Exercise: Your task is to reproduce, verbatim and without pictures, the lines from the opening of the listing through the line containing "import numpy as np".
-- START Source material --
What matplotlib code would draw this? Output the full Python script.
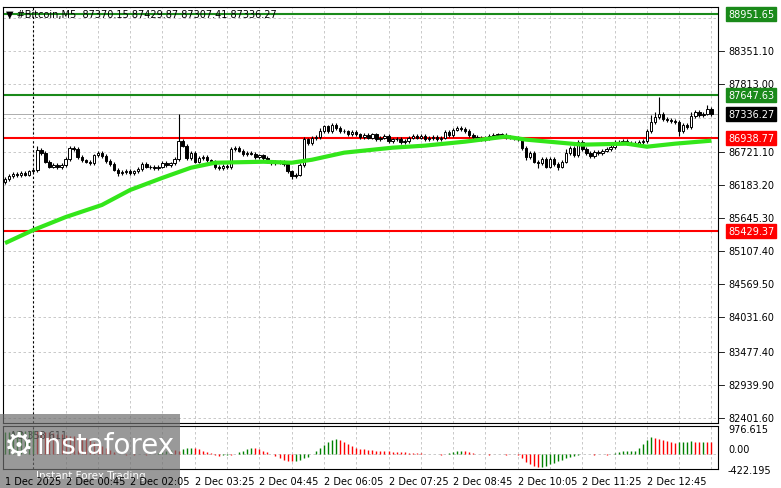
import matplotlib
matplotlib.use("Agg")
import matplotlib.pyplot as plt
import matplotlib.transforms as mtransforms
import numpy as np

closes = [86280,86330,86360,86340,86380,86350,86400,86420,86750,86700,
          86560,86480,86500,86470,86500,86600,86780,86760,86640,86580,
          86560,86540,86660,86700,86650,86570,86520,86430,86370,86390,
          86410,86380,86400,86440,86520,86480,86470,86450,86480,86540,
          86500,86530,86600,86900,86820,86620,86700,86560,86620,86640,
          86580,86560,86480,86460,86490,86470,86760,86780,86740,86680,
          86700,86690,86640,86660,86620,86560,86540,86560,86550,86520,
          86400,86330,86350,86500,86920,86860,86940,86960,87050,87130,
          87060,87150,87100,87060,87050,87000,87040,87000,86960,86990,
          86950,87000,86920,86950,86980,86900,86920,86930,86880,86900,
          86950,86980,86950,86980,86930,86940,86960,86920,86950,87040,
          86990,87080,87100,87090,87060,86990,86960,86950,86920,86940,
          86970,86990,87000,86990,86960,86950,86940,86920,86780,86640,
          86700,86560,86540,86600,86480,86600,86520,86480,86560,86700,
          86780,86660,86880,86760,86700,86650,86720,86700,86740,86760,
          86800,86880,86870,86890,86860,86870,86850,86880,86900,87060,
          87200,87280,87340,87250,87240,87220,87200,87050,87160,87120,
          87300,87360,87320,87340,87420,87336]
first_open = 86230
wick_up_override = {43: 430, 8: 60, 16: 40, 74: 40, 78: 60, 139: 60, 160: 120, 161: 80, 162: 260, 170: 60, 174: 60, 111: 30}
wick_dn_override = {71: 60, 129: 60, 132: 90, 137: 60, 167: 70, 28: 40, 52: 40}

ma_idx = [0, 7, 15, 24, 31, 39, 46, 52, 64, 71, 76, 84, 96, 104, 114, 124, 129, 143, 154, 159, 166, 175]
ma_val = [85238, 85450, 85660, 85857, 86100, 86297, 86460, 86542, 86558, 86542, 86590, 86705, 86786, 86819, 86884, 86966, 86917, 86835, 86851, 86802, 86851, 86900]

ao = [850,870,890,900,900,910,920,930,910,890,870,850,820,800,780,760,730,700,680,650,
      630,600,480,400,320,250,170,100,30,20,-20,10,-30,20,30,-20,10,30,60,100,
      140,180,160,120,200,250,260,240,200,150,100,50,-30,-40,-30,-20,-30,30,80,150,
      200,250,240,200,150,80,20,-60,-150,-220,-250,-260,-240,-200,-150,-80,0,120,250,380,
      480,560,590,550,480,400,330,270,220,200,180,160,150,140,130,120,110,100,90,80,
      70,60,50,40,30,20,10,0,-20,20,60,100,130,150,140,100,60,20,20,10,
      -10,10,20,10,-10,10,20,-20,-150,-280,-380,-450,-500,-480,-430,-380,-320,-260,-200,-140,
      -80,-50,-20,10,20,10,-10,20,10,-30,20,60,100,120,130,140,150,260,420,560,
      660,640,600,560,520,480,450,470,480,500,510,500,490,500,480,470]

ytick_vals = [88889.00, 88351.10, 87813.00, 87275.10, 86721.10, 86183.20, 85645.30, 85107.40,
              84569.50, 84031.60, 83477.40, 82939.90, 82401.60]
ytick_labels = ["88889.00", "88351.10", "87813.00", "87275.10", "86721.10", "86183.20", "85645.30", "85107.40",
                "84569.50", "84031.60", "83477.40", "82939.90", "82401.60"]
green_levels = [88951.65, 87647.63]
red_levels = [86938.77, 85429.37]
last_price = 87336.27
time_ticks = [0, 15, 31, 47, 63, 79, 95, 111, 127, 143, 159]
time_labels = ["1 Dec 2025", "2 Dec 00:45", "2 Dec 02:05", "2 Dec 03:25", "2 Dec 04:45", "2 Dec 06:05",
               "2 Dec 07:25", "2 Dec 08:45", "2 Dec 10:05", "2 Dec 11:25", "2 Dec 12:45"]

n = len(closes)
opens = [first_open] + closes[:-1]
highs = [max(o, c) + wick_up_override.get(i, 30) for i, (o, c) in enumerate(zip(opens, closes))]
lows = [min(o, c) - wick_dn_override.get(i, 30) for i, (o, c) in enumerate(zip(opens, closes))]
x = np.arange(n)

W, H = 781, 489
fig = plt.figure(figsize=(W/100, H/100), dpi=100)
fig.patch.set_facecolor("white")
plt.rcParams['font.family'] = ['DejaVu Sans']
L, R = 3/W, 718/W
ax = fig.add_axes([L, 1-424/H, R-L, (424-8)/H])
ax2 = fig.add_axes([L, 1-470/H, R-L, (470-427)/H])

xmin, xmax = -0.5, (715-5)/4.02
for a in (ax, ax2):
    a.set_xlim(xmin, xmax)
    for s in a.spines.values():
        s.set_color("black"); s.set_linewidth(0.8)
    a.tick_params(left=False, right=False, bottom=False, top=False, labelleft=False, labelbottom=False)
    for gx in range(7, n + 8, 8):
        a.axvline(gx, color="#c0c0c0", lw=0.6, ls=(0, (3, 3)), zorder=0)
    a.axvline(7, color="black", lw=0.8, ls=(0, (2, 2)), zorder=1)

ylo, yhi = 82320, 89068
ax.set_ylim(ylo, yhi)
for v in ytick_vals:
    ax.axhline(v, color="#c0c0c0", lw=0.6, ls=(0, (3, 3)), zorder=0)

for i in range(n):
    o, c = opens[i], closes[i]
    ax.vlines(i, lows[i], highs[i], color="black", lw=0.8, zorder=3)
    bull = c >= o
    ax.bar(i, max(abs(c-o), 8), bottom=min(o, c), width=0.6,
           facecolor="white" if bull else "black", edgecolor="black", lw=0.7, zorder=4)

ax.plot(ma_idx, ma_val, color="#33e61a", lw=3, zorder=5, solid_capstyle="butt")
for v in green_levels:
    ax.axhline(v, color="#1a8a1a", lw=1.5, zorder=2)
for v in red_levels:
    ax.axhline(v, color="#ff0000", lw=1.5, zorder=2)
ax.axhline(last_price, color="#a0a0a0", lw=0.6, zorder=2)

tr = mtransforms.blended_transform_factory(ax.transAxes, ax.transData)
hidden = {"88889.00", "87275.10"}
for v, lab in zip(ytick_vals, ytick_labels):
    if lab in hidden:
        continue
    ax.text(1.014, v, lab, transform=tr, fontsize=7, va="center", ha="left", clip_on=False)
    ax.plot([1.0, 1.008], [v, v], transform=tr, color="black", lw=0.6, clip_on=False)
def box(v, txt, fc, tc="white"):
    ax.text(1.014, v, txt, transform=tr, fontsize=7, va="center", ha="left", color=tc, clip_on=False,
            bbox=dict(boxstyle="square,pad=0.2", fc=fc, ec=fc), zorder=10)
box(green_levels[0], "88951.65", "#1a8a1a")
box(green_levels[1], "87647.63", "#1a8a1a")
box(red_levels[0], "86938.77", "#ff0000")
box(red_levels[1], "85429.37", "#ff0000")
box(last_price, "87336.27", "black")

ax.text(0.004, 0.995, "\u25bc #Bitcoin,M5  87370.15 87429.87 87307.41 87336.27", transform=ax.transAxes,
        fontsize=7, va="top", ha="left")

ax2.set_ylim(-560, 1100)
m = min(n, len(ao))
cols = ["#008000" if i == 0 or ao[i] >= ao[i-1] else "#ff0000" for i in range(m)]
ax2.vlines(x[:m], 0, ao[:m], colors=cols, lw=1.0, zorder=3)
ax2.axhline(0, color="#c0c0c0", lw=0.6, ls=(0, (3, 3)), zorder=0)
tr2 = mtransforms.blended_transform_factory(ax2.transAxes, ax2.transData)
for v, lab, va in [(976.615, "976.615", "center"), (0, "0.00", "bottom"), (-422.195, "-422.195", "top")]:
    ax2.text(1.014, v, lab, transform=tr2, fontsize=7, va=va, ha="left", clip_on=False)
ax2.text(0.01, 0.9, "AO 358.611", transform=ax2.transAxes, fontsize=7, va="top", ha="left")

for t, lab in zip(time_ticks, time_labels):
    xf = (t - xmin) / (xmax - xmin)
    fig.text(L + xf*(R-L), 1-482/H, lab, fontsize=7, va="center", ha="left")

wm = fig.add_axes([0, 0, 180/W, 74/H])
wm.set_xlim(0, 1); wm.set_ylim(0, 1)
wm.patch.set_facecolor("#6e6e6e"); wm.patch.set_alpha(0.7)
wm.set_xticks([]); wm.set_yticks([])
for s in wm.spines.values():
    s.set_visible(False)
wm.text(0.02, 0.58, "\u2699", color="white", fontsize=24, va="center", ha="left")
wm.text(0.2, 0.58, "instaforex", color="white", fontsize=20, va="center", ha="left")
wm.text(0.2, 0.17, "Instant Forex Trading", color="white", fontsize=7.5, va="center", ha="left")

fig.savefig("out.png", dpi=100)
-- END Source material --
Result:
What matplotlib code would draw this? Output the full Python script.
import matplotlib
matplotlib.use("Agg")
import matplotlib.pyplot as plt
import matplotlib.transforms as mtransforms
import numpy as np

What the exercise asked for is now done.